The deal will give each party a 50 percent stake in a new holding company for the SCA assets, and the Swedish hygiene products manufacturer expects to achieve more efficient financing and to speed up the development of its operations.

SCA will write down its tangible book value by 700 million Swedish krona, though it will receive 3.5 billion krona from the refinancing of the business, it said in a statement. At today’s exchange rate of 5.2236 krona per New Zealand dollars, that works out a $134 million write-down, and will $670 million from the 50 percent divestment of equity.

“This deal strengthens our operations in Australia and New Zealand, and it secures our access to local competence and the local capital market,” Jan Johansson, SCA chief executive said in a statement. “This enables a faster development of the operations.”

PEP’s investment comes after it sold stakes in Independent Liquor and Tegel Foods this year in deals worth a combined $2.14 billion. It floated Collins Food on the ASX in August for A$233 million.

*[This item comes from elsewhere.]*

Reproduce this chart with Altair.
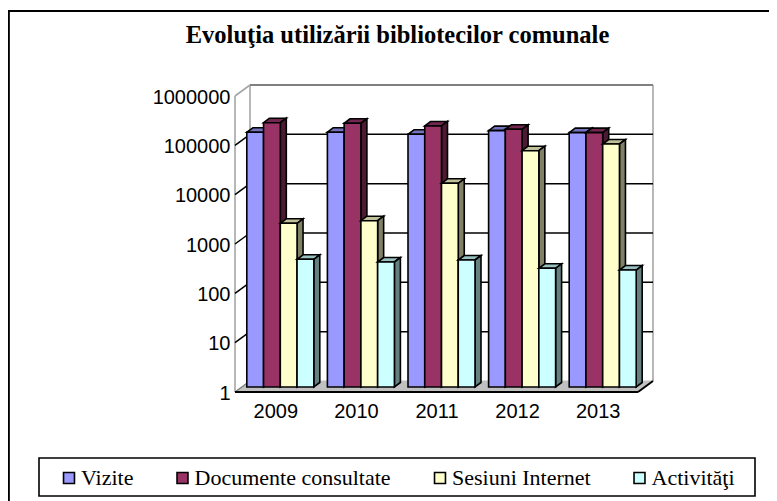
import altair as alt
import pandas as pd

years = ["2009", "2010", "2011", "2012", "2013"]
series = ["Vizite", "Documente consultate", "Sesiuni Internet", "Activităţi"]
vizite = [145500, 146000, 132700, 157000, 143000]
documente = [228000, 222000, 195500, 167500, 143000]
sesiuni = [2080, 2350, 13460, 61700, 84300]
activitati = [388, 342, 375, 255, 235]
values = [vizite, documente, sesiuni, activitati]
front_colors = ["#9999FF", "#993366", "#FFFFCC", "#CCFFFF"]
top_colors = ["#7373BF", "#732650", "#BFBF99", "#99BFBF"]
side_colors = ["#4D4D80", "#4C1A33", "#808066", "#668080"]
ticks = [1, 10, 100, 1000, 10000, 100000, 1000000]

PX_X = 403 / 5     # pixels per category
PX_DEC = 296 / 6   # pixels per decade
OX, OY = 235, 96   # plot origin on the page


def dx(px):
    return px / PX_X


def lift(px):
    return 10 ** (px / PX_DEC)


def page_x(px):
    return alt.value(px - OX)


def page_y(px):
    return alt.value(px - OY)


XS = alt.Scale(domain=[0, 5], nice=False, zero=False)
YS = alt.Scale(type="log", domain=[1, 1000000], nice=False)

x_axis = alt.Axis(
    values=[i + 0.5 for i in range(len(years))],
    labelExpr="[" + ",".join(f"'{y}'" for y in years) + "][floor(datum.value)]",
    domain=False, ticks=False, grid=False, labelFont="Liberation Sans", labelFontSize=20,
    labelColor="black", labelPadding=9, labelOverlap=False, labelFlush=False, labelAngle=0,
    title=None,
)
y_axis = alt.Axis(
    values=ticks, format="d", domain=False, ticks=False, grid=False,
    labelFont="Liberation Sans", labelFontSize=20, labelColor="black",
    labelPadding=5, labelOverlap=False, labelOffset=1, labelFlush=False,
    title=None,
)


def X():
    return alt.X("x:Q", scale=XS, axis=x_axis)


def Y():
    return alt.Y("y:Q", scale=YS, axis=y_axis, stack=None)


GRAY = "#A6A6A6"
DARK = "#808080"
BK, BK_LIFT = dx(15), lift(11)
x_end = 5

empty = pd.DataFrame({"k": [0]})


def seg(rows, color, width):
    df = pd.DataFrame(rows, columns=["x", "x2", "y", "y2"])
    return alt.Chart(df).mark_rule(color=color, strokeWidth=width).encode(
        x=X(), x2="x2:Q", y=Y(), y2="y2:Q"
    )


layers = []

# outer frame and legend box
layers.append(alt.Chart(empty).mark_rule(color="black", strokeWidth=2).encode(
    x=page_x(8), x2=page_x(777), y=page_y(11)))
layers.append(alt.Chart(empty).mark_rule(color="black", strokeWidth=2.5).encode(
    x=page_x(8.6), y=page_y(10), y2=page_y(501)))
layers.append(alt.Chart(empty).mark_rect(fill="white", stroke="black", strokeWidth=1.6).encode(
    x=page_x(39), x2=page_x(755), y=page_y(458), y2=page_y(496)))

# floor
floor = pd.DataFrame({
    "y": [1, BK_LIFT], "x": [0, BK], "x2": [x_end, x_end + BK], "k": [0, 0]
})
layers.append(alt.Chart(floor).mark_area(orient="horizontal", color="#C0C0C0", stroke="#C0C0C0").encode(
    y=Y(), x=X(), x2="x2:Q", detail="k:N"))

# walls
layers.append(seg([[0, 0, 1, 1000000],
                   [BK, BK, BK_LIFT, 1000000 * BK_LIFT],
                   [x_end + BK, x_end + BK, BK_LIFT, 1000000 * BK_LIFT],
                   [0, BK, 1000000, 1000000 * BK_LIFT]], GRAY, 1.6))
layers.append(seg([[BK, x_end + BK, 1000000 * BK_LIFT, 1000000 * BK_LIFT]], DARK, 2))
layers.append(seg([[0, BK, 1, BK_LIFT]], DARK, 1.5))

# grid lines on back wall and slanted ticks on side wall
grid_rows = [[BK, x_end + BK, t * BK_LIFT, t * BK_LIFT] for t in ticks[1:-1]]
tick_rows = [[0, BK, t, t * BK_LIFT] for t in ticks[1:-1]]
layers.append(seg(grid_rows + tick_rows, "black", 1.5))

# floor edges
layers.append(seg([[0, x_end, 1, 1], [x_end, x_end + BK, 1, BK_LIFT]], "black", 2))

# bars, painted left to right so that each hides its neighbour's side
BAR_W = dx(67) / 4
START = dx(11.8)
BASE = lift(5)
D_X, D_L = dx(6), lift(4.5)
STROKE = dict(stroke="black", strokeWidth=1.6)

for s, name in enumerate(series):
    front, top, side = [], [], []
    for i, v in enumerate(values[s]):
        x0 = i + START + s * BAR_W
        x1 = x0 + BAR_W
        y1 = v * BASE
        front.append({"x": x0, "x2": x1, "y": BASE, "y2": y1, "serie": name})
        top += [
            {"y": y1, "x": x0, "x2": x1, "b": i},
            {"y": y1 * D_L, "x": x0 + D_X, "x2": x1 + D_X, "b": i},
        ]
        side += [
            {"x": x1, "y": y1, "y2": BASE, "b": i},
            {"x": x1 + D_X, "y": y1 * D_L, "y2": BASE * D_L, "b": i},
        ]
    layers.append(alt.Chart(pd.DataFrame(top)).mark_area(
        orient="horizontal", fill=top_colors[s], **STROKE
    ).encode(y=Y(), x=X(), x2="x2:Q", detail="b:N"))
    layers.append(alt.Chart(pd.DataFrame(side)).mark_area(
        fill=side_colors[s], **STROKE
    ).encode(x=X(), y=Y(), y2="y2:Q", detail="b:N"))
    layers.append(alt.Chart(pd.DataFrame(front)).mark_rect(**STROKE).encode(
        x=X(), x2="x2:Q", y=Y(), y2="y2:Q",
        color=alt.Color(
            "serie:N",
            scale=alt.Scale(domain=series, range=front_colors),
            legend=alt.Legend(
                orient="none", legendX=58 - OX, legendY=467 - OY, direction="horizontal",
                columns=4, gridAlign="none", columnPadding=37.5, title=None,
                symbolType="square", symbolSize=120, symbolStrokeColor="black",
                symbolStrokeWidth=1.6, symbolOpacity=1, labelFont="Liberation Serif", labelFontSize=22,
                labelColor="black", labelLimit=400, labelOffset=1,
            ),
        ),
    ))

chart = alt.layer(*layers).properties(
    width=403,
    height=296,
    background="white",
    padding={"left": OX - 8, "top": OY - 8, "right": 761 - (OX - 8) - 403, "bottom": 493 - (OY - 8) - 296},
    autosize=alt.AutoSizeParams(type="none"),
    title=alt.TitleParams(
        "Evoluţia utilizării bibliotecilor comunale",
        font="Liberation Serif", fontSize=24.5, fontWeight="bold", color="black",
        anchor="middle", frame="group", offset=-64, dx=-39, baseline="bottom",
    ),
).configure_view(stroke=None)

chart.save("out.html", embed_options={"renderer": "svg", "actions": False})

SCA’s Australian, New Zealand and Fijian operations employ some 1,500 people, with net sales of 4.4 billion Swedish krona in 2010, the company said.

The Swedish company’s New Zealand businesses, which come under the SCA Hygiene Holding company, widened its loss to $47.8 million in 2010 from a loss of $15.8 million in 2009, after it booked a $38 million charge on the value of its goodwill, according to financial statements lodged with the Companies Office.

That’s the biggest loss since SCA took over the Caxton paper mill from Carter Holt Harvey in 2004, and was its fourth year in a row where it wrote down the value of its goodwill.

SCA has since sold the Caxton paper mill in 2010 to Auckland property developer McDougall Reidy.

The deal is subject to regulatory approval and is expected to be completed in two to three months.